I don't know how we accomplish the complete abolition of childhood prostitution. It is a form of slavery, even if in some cases the young ladies actually earn a living from the activity. That I cannot posit a path of getting to such abolition does not, however, mean that I think we should not try to accomplish it.
Kristof writes
I’m here in Kolkata with America Ferrera, the actress from “Ugly Betty,” to film a television documentary. Ferrera fell in love with M., and M. with Ferrera; they spent much of their time giggling together.
“When I look at her, I see all the 10-year-old girls I’ve ever known,” Ferrera said. “She’s bubbly, silly, and optimistic. It would be heartbreaking to lose such a beautiful spirit to a life of violence and prostitution.”
It is heartbreaking how many spirits of so many different kinds we lose and not just to lives of violence and prostitution.
What is encouraging is when our hearts can still be broken. Then there is hope, then perhaps there is a will to try to do something different, so that fewer spirits will be lost, so that we can move to the next thing that breaks our hearts.
I am spending the rest of this week and part of next dealing with children/adolescents - I am serving as a Reader (grader) of the AP US Government and Politics exam. I teach the course myself. I try to encourage the young people before me - some only 3-4 years older than M, that not only can they understand the content, but that they can become active participants in our political and social processes and thereby make a difference in our society.

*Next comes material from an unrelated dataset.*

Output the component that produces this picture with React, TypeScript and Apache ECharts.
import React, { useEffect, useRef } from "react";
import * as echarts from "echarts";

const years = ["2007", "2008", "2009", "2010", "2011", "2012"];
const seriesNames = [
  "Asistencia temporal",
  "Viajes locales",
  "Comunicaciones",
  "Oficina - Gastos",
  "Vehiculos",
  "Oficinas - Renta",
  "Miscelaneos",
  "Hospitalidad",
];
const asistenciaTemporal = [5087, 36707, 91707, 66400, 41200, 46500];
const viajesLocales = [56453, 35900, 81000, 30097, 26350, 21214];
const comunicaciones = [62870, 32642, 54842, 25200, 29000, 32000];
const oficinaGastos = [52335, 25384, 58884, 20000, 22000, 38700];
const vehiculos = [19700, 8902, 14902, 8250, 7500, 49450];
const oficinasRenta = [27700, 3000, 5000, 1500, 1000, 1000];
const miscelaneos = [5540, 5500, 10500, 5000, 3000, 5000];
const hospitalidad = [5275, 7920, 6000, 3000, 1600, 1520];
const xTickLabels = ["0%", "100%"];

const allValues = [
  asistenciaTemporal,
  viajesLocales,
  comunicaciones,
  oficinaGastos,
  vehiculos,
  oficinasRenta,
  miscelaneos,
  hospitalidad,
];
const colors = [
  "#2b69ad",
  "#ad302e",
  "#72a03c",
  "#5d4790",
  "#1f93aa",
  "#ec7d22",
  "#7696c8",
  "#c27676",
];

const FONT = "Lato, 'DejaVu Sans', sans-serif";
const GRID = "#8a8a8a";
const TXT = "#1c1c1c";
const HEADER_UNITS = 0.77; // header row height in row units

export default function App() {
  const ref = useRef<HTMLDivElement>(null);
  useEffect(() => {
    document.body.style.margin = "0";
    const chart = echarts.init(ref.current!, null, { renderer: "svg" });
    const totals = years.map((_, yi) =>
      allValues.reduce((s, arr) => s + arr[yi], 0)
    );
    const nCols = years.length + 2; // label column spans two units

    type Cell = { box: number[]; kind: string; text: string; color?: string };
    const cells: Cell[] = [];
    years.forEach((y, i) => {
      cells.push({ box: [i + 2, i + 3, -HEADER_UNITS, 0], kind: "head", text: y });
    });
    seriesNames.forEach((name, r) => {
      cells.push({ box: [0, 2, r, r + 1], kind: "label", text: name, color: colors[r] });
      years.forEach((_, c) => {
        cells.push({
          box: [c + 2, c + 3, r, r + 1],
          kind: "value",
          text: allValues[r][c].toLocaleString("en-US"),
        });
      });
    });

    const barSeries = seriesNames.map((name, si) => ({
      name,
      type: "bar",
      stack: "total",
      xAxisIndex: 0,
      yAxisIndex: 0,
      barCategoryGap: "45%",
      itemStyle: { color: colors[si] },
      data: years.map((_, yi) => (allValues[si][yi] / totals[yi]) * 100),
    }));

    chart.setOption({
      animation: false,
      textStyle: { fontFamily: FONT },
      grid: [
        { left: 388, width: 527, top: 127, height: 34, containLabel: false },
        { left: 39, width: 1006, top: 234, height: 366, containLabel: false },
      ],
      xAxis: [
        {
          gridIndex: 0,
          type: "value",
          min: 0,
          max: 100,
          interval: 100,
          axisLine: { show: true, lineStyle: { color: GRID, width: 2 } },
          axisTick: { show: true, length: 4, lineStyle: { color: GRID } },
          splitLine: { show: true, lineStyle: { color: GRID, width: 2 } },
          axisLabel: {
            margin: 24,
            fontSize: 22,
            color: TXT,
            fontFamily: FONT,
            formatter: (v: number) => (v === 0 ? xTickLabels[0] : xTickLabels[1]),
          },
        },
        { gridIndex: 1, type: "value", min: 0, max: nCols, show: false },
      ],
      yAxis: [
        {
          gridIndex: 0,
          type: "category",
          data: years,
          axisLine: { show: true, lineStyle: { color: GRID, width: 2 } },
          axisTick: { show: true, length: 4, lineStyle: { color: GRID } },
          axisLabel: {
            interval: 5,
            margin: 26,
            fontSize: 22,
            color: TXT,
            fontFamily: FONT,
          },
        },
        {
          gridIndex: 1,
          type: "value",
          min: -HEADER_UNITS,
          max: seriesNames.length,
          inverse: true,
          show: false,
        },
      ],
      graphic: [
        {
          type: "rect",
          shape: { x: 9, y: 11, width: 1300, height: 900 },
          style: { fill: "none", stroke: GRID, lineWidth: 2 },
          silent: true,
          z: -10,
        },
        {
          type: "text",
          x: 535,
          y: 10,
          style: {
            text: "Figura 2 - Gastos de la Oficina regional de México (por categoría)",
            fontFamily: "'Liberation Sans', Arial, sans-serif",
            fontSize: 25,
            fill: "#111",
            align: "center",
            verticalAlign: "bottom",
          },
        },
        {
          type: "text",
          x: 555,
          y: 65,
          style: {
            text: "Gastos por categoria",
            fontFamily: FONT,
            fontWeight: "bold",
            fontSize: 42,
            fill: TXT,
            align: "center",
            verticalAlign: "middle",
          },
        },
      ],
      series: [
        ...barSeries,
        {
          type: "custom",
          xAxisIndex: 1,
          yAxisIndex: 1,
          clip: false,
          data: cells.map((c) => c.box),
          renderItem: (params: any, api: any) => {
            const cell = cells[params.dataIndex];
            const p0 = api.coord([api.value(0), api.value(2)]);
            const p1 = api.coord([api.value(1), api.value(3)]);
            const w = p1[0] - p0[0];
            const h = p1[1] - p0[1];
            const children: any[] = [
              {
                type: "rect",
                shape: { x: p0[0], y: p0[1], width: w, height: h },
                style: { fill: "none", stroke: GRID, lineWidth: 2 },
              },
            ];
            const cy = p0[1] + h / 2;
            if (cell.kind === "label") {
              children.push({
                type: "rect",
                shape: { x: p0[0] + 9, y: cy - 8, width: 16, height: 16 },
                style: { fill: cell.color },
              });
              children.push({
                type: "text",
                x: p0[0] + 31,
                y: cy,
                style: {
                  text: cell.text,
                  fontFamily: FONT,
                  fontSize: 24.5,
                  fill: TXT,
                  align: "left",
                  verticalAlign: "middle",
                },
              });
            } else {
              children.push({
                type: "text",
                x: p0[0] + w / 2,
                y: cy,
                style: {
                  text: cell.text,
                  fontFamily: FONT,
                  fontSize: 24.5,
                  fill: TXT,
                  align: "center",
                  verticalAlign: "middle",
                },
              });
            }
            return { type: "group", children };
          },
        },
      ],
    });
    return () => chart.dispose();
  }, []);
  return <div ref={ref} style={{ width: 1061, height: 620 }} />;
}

Were I in my class, I would be tempted to print out Kristof's column and share it with my students and see what their reactions are. I wonder if we might learn from them how to approach such problems?

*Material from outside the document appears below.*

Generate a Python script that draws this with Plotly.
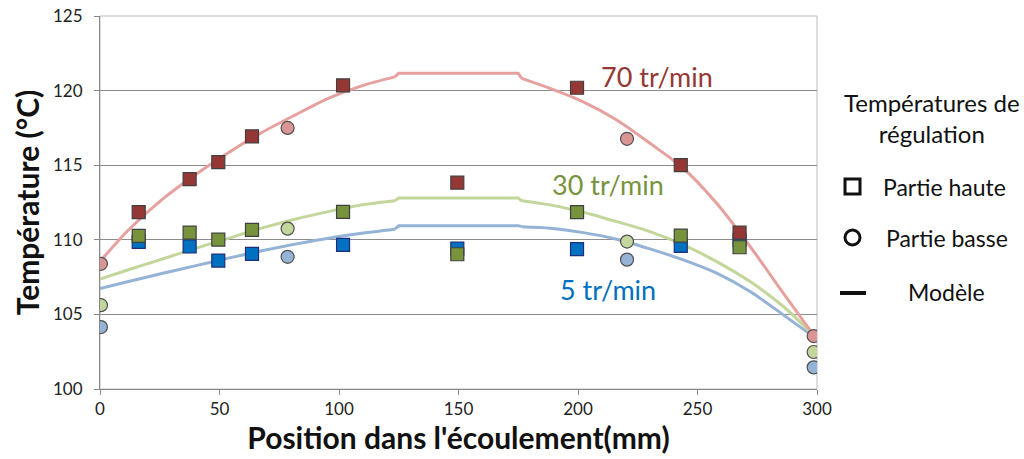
import plotly.graph_objects as go

# ---- data ----
x_haute = [16.2, 37.5, 49.5, 63.6, 101.7, 149.5, 199.6, 243.0, 267.6]
haute_70 = [111.85, 114.06, 115.21, 116.93, 120.35, 113.83, 120.19, 115.01, 110.48]
haute_30 = [110.26, 110.48, 110.01, 110.66, 111.87, 109.03, 111.85, 110.28, 109.5]
haute_5 = [109.86, 109.55, 108.61, 109.06, 109.66, 109.41, 109.37, 109.59, 109.99]

x_basse = [0.4, 78.5, 220.5, 298.6]
basse_70 = [108.39, 117.5, 116.77, 103.55]
basse_30 = [105.62, 110.75, 109.88, 102.48]
basse_5 = [104.15, 108.86, 108.67, 101.45]

x_model = [0, 11.9, 25.8, 39.7, 53.7, 67.6, 81.6, 95.5, 109.5, 123.4, 125, 175, 176.4,
           188.3, 202.2, 216.2, 230.1, 244.1, 258, 272, 285.9, 298.5]
model_70 = [108.55, 110.66, 112.67, 114.34, 115.84, 117.18, 118.36, 119.48, 120.32, 120.92, 121.17,
            121.17, 120.82, 120.15, 119.25, 118.03, 116.47, 114.79, 112.45, 109.55, 106.43, 103.63]
model_30 = [107.36, 107.99, 108.70, 109.41, 110.1, 110.78, 111.38, 111.89, 112.34, 112.62, 112.8,
            112.8, 112.62, 112.34, 111.85, 111.22, 110.55, 109.66, 108.54, 107.2, 105.53, 103.63]
model_5 = [106.73, 107.2, 107.74, 108.25, 108.77, 109.26, 109.71, 110.11, 110.44, 110.71, 110.95,
           110.95, 110.88, 110.78, 110.48, 110.04, 109.39, 108.65, 107.76, 106.53, 104.97, 103.52]

x_ticks = [0, 50, 100, 150, 200, 250, 300]
y_ticks = [100, 105, 110, 115, 120, 125]

FONT = "Lato, 'Open Sans', sans-serif"

L, R, T, B = 100, 207, 16, 70
PW, PH = 1024 - L - R, 459 - T - B


def px(xp):
    return (xp - L) / PW


def py(yp):
    return (459 - B - yp) / PH


fig = go.Figure()

# model lines: rising part (smooth), plateau with small steps (straight), falling part (smooth)
segments = [(0, 10, "spline"), (9, 13, "linear"), (12, len(x_model), "spline")]
for y, c in [(model_5, "#95B3D7"), (model_30, "#C3D69B"), (model_70, "#E6A09E")]:
    for a, b, shape in segments:
        line = dict(color=c, width=3, shape=shape)
        if shape == "spline":
            line["smoothing"] = 0.8
        fig.add_trace(go.Scatter(x=x_model[a:b], y=y[a:b], mode="lines", line=line,
                                 showlegend=False, hoverinfo="skip"))

# partie basse (circles)
for y, c in [(basse_5, "#95B3D7"), (basse_30, "#C3D69B"), (basse_70, "#DA9694")]:
    fig.add_trace(go.Scatter(x=x_basse, y=y, mode="markers",
                             marker=dict(symbol="circle", size=13, color=c,
                                         line=dict(color="#505050", width=1.2)),
                             showlegend=False))

# partie haute (squares)
for y, c, lc in [(haute_5, "#0070C0", "#1F2E7A"), (haute_30, "#77933C", "#404040"), (haute_70, "#953735", "#404040")]:
    fig.add_trace(go.Scatter(x=x_haute, y=y, mode="markers",
                             marker=dict(symbol="square", size=13, color=c,
                                         line=dict(color=lc, width=1.2)),
                             showlegend=False))

# series labels
fig.add_annotation(x=233, y=120.97, text="70 tr/min", showarrow=False,
                   font=dict(family=FONT, size=27, color="#953735"))
fig.add_annotation(x=212.6, y=113.68, text="30 tr/min", showarrow=False,
                   font=dict(family=FONT, size=27, color="#77933C"))
fig.add_annotation(x=212.6, y=106.65, text="5 tr/min", showarrow=False,
                   font=dict(family=FONT, size=27, color="#0070C0"))

# custom legend
fig.add_annotation(xref="paper", yref="paper", x=px(932), y=py(118), text="Températures de<br>régulation",
                   showarrow=False, align="center", font=dict(family=FONT, size=24, color="#111"),
                   yanchor="middle", xanchor="center")
fig.add_annotation(xref="paper", yref="paper", x=px(881), y=py(187), text="Partie haute", showarrow=False,
                   font=dict(family=FONT, size=23, color="#111"), xanchor="left", yanchor="middle")
fig.add_annotation(xref="paper", yref="paper", x=px(884), y=py(238), text="Partie basse", showarrow=False,
                   font=dict(family=FONT, size=23, color="#111"), xanchor="left", yanchor="middle")
fig.add_annotation(xref="paper", yref="paper", x=px(906), y=py(292), text="Modèle", showarrow=False,
                   font=dict(family=FONT, size=23, color="#111"), xanchor="left", yanchor="middle")
# legend symbols
fig.add_shape(type="rect", xref="paper", yref="paper", x0=px(845), x1=px(860),
              y0=py(194), y1=py(179), line=dict(color="#111", width=3))
fig.add_shape(type="circle", xref="paper", yref="paper", x0=px(845), x1=px(860),
              y0=py(245), y1=py(230), line=dict(color="#111", width=3))
fig.add_shape(type="line", xref="paper", yref="paper", x0=px(840), x1=px(866),
              y0=py(293), y1=py(293), line=dict(color="#111", width=4))

# plot-area border
fig.add_shape(type="rect", xref="paper", yref="paper", x0=0, x1=1, y0=0, y1=1,
              line=dict(color="#BBBBBB", width=1), layer="below")

fig.update_layout(
    width=1024, height=459,
    margin=dict(l=L, r=R, t=T, b=B),
    paper_bgcolor="white", plot_bgcolor="white",
    font=dict(family=FONT, size=17, color="#222"),
    showlegend=False,
)
fig.update_xaxes(range=[0, 300], tickvals=x_ticks, ticks="outside", ticklen=5, tickcolor="#888",
                 showline=True, linecolor="#888", linewidth=1, showgrid=False, zeroline=False,
                 tickfont=dict(size=17), automargin=False,
                 title=dict(text="<b>Position dans l'écoulement(mm)</b>", font=dict(size=30, color="#111"), standoff=0))
fig.update_yaxes(range=[100, 125], tickvals=y_ticks, ticks="outside", ticklen=5, tickcolor="#888",
                 showline=True, linecolor="#888", linewidth=1, showgrid=True, gridcolor="#8C8C8C",
                 gridwidth=1, zeroline=False, tickfont=dict(size=17), automargin=False,
                 ticklabelstandoff=8,
                 title=dict(text="<b>Température (°C)</b>", font=dict(size=30, color="#111"), standoff=4))

fig.write_html("out.html", config={"displayModeBar": False},
               post_script="document.body.style.margin='0';")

I think further, about how many of our policies break the spirits of our own people - in schools, with respect to medical and financial security.
Then I come back to the focus about which Kristof writes. M is ten years old.

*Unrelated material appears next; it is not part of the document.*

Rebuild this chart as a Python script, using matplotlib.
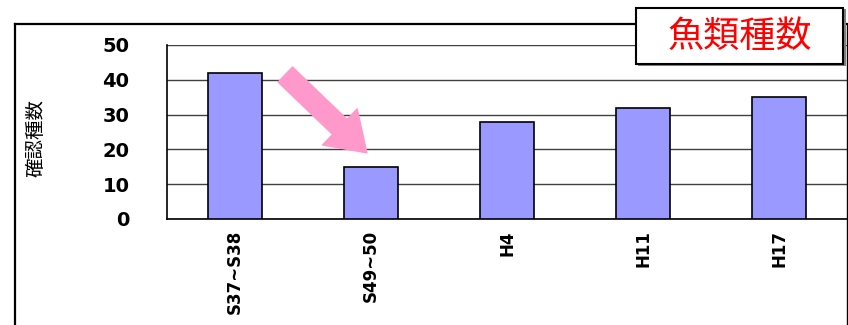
import matplotlib
matplotlib.use("Agg")
import matplotlib.pyplot as plt
from matplotlib.patches import Rectangle
from matplotlib.lines import Line2D

plt.rcParams['font.family'] = ['Noto Sans CJK JP', 'DejaVu Sans']

categories = ["S37~S38", "S49~50", "H4", "H11", "H17"]
species_counts = [42, 15, 28, 32, 35]
y_ticks = [0, 10, 20, 30, 40, 50]

fig = plt.figure(figsize=(8.48, 3.25), dpi=100)
fig.patch.set_facecolor("white")

# outer frame lines
fig.add_artist(Line2D([15/848, 15/848], [0, 1 - 24/325], transform=fig.transFigure,
                      color="black", lw=1.6))
fig.add_artist(Line2D([15/848, 1], [1 - 24/325, 1 - 24/325], transform=fig.transFigure,
                      color="black", lw=1.6))
fig.add_artist(Line2D([846.5/848, 846.5/848], [0, 1 - 24/325], transform=fig.transFigure,
                      color="black", lw=1.0))

ax = fig.add_axes([167/848, 1 - 219/325, 680/848, 174/325])
x = range(len(categories))
ax.bar(x, species_counts, width=0.4, color="#9999FF", edgecolor="black", linewidth=1.2, zorder=3)

ax.set_xlim(-0.5, len(categories) - 0.5)
ax.set_ylim(0, 50)
ax.set_yticks(y_ticks)
ax.set_yticklabels([str(v) for v in y_ticks], fontsize=14, fontweight="bold",
                   family=["DejaVu Sans"])
ax.yaxis.grid(True, color="#404040", linewidth=1.0, zorder=0)
ax.tick_params(axis="y", length=0, pad=27)
ax.set_xticks(list(x))
ax.set_xticklabels(categories, rotation=90, fontsize=12, fontweight="bold",
                   family=["DejaVu Sans"], va="top")
ax.tick_params(axis="x", length=0, pad=8)
for side in ["top", "right"]:
    ax.spines[side].set_visible(False)
ax.spines["left"].set_linewidth(1.2)
ax.spines["bottom"].set_linewidth(1.2)

fig.text(36/848, 1 - 138/325, "確認種数", rotation=90, fontsize=14,
         ha="center", va="center")

# pink arrow pointing at the second bar
ax.annotate("", xy=(0.97, 19), xytext=(0.37, 41.5),
            arrowprops=dict(arrowstyle="simple,head_length=1.8,head_width=2.4,tail_width=1.0",
                            mutation_scale=15, color="#FF99CC", shrinkA=0, shrinkB=0),
            zorder=5)

# title box
fig.add_artist(Rectangle((638/848, 1 - 66/325), 208/848, 57/325, transform=fig.transFigure,
                         facecolor="#808080", edgecolor="none", zorder=9))
fig.add_artist(Rectangle((636/848, 1 - 64/325), 207/848, 56/325, transform=fig.transFigure,
                         facecolor="white", edgecolor="black", linewidth=1.5, zorder=10))
fig.text(740/848, 1 - 37/325, "魚類種数", color="red", fontsize=26,
         ha="center", va="center", zorder=11)

fig.savefig("out.png", dpi=100, facecolor="white")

When I was ten I first encountered legalized segregation. It changed me forever.
When I see nieces and nephews and children of friends and neighbors who are young, I want to see the positive opportunities of the future for them. It is why I teach. It is also why I am politically active.
I want that for those I know.
I want that for all children in our nation.
I desperately want that for all children around the world.
I had not planned to write a diary today. Then I read Kristof.
I want people to read the column.
If you are troubled by it, good.
I do not have an answer to offer.
This may break your heart. I write words like that too often. I wrote such words when I first encountered the people at the health fair in Wise Virginia. I wrote similar words about the women subject to the rapes in the warfare in the Congo. I could write similar words about so many things.
My heart gets broken time and time again. Which is good. Which reminds me of my common humanity.
Perhaps together, all of us, we can be working towards a world where a ten year old like M is not facing the prospect of being sold into prostitution.
That would be a start of something good, would it not?